那么他们“做到咁”,根本就“唔係为咗乜”。制作标本这个行为的表达意义,甚至还大于标本本身的象征意义。这或许是为什么他如此义无反顾地让女人在他身上画上切割线,并且如此决绝地吞食混有凝结剂的面粉。因为他无法控制的愤怒,其实是来自人性对于 decency 的直觉,因为他既是正在消逝的东西,也是活生生的生命 。因此他所与生俱来的,未来的那些活生生的生命必也将生来就有,就比如人性对于 decency 的直觉,对于个体尊严的渴望,对于合理社会秩序的向往。因此如果未来一切最终会变得更美好,那人性才是最根本的原因。
或许是说到这里,我才第一次真正地看见了你的脸孔吧。那个一百多年以后的你?
那个早晨你正在南丫岛泳滩上晨跑。你突然看见了埋在黄沙里的一个塑料盒子。你捡起来看。里面是一个发光的光盘。你想起历史老师说那叫DVD光盘。你看见上面写着《十年》,2015年,也就是刚好一百年前出品。
你回家。你找来一架在古董市场买来的叫做手提电脑的笨重的电子仪器。你把光盘插进去。你把电影看了一遍。
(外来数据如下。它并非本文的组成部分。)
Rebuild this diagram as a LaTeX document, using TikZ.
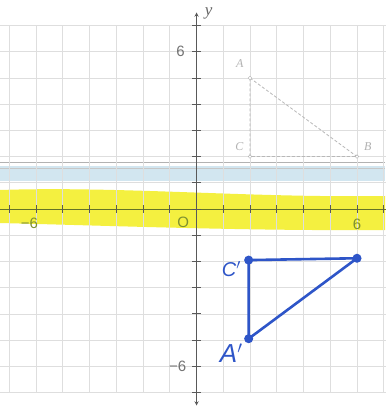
\documentclass[tikz,border=0pt]{standalone}
\usepackage{fontspec}
\setmainfont{Liberation Sans}
\newfontfamily\serifit{Liberation Serif}
\begin{document}
\begin{tikzpicture}[x=1pt,y=-1pt,
  gridline/.style={draw=black!13, line width=0.6pt},
  axisline/.style={draw=black!65, line width=0.9pt},
  ticklbl/.style={text=black!55, font=\fontsize{15}{15}\selectfont, inner sep=0pt},
  oldtri/.style={draw=black!28, line width=0.8pt, densely dashed},
  oldpt/.style={circle, draw=black!30, fill=white, inner sep=1.3pt},
  oldlbl/.style={text=black!30, font=\serifit\itshape\fontsize{12}{12}\selectfont, inner sep=0pt},
  newtri/.style={draw=inkblue, line width=2.6pt, line join=round, line cap=round},
  newpt/.style={circle, fill=inkblue, inner sep=3.2pt},
  newlbl/.style={text=inkblue, font=\itshape\fontsize{20}{20}\selectfont, inner sep=0pt}]
\definecolor{inkblue}{HTML}{2E55C8}
\definecolor{hiyellow}{HTML}{F4F040}
\definecolor{bandblue}{HTML}{D2E6F0}
\definecolor{hitext}{HTML}{7E9030}
\useasboundingbox (0,0) rectangle (385,411);
\fill[white] (0,0) rectangle (385,411);
% highlighter bands (under everything)
\fill[bandblue] (0,166) rectangle (385,181);
\fill[hiyellow] (0,190) .. controls (120,186) and (250,198) .. (385,196) -- (385,230) .. controls (250,231) and (120,226) .. (0,223) -- cycle;
\draw[black!30, line width=1pt] (0,163) -- (385,163);
\draw[black!22, line width=0.8pt] (0,168) -- (385,168);
\begin{scope}[shift={(196.5,209)}, x=26.75pt, y=26.2pt]
  % grid
  \foreach \i in {-7,...,7} {
    \draw[gridline] (\i,-7) -- (\i,7);
  }
  \foreach \j in {-7,...,7} {
    \draw[gridline] (-7.35,\j) -- (7.1,\j);
  }
  % axes
  \draw[axisline, draw=hitext!80!black] (-7.35,0) -- (7.1,0);
  \draw[axisline, -stealth] (0,-7.45) -- (0,7.5);
  \draw[axisline, -stealth] (0,0) -- (0,-7.5);
  \foreach \i in {-7,...,7} {
    \draw[black!65, line width=0.8pt] (\i,-0.15) -- (\i,0.15);
    \draw[black!65, line width=0.8pt] (-0.15,\i) -- (0.15,\i);
  }
  \node[text=black!60, font=\serifit\itshape\fontsize{17}{17}\selectfont, inner sep=0pt] (ylbl) at (0.45,7.45) {y};
  \node[ticklbl] (ysix) at (-0.6,6) {6};
  \node[ticklbl] (ymsix) at (-0.7,-6) {−6};
  \node[ticklbl, text=hitext] (xmsix) at (-6.25,-0.55) {−6};
  \node[ticklbl, text=hitext] (orig) at (-0.5,-0.52) {O};
  \node[ticklbl, text=hitext] (xsix) at (6,-0.6) {6};
  % original triangle
  \coordinate (A) at (2,5);
  \coordinate (B) at (6,2);
  \coordinate (C) at (2,2);
  \draw[oldtri] (A) -- (B) -- (C) -- cycle;
  \node[oldpt] (Ap) at (A) {};
  \node[oldpt] (Bp) at (B) {};
  \node[oldpt] (Cp) at (C) {};
  \node[oldlbl] (Al) at (1.62,5.55) {A};
  \node[oldlbl] (Bl) at (6.4,2.4) {B};
  \node[oldlbl] (Cl) at (1.6,2.4) {C};
  % reflected triangle
  \coordinate (A2) at (1.95,-4.95);
  \coordinate (B2) at (6.0,-1.88);
  \coordinate (C2) at (1.95,-1.95);
  \draw[newtri] (A2) -- (C2) -- (B2) -- cycle;
  \node[newpt] (A2p) at (A2) {};
  \node[newpt] (B2p) at (B2) {};
  \node[newpt] (C2p) at (C2) {};
  \node[newlbl] (C2l) at (1.3,-2.3) {C$'$};
  \node[newlbl, font=\itshape\fontsize{26}{26}\selectfont] (A2l) at (1.3,-5.5) {A$'$};
\end{scope}
\end{tikzpicture}
\end{document}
当你把电影再跳着看第二遍时,你才发现你其实在找一个场景。终于找到了那栋破旧楼房了。你定格。你放松自己斜躺在沙发上。你终于明白为什么自己在看完第一遍之后发呆了半个小时了。透过男女主人公所站立的窗框,你看见闪烁着蓝色霓虹的高楼,正阻挡着另一栋闪烁着红色霓虹的高楼。而更远处则是更多的霓虹灯光,黄色的,绿色的,橙色的。
那是一个已逝的香港吗?抑或是一个未来的香港?无论如何,那是多么美丽的一个香港啊。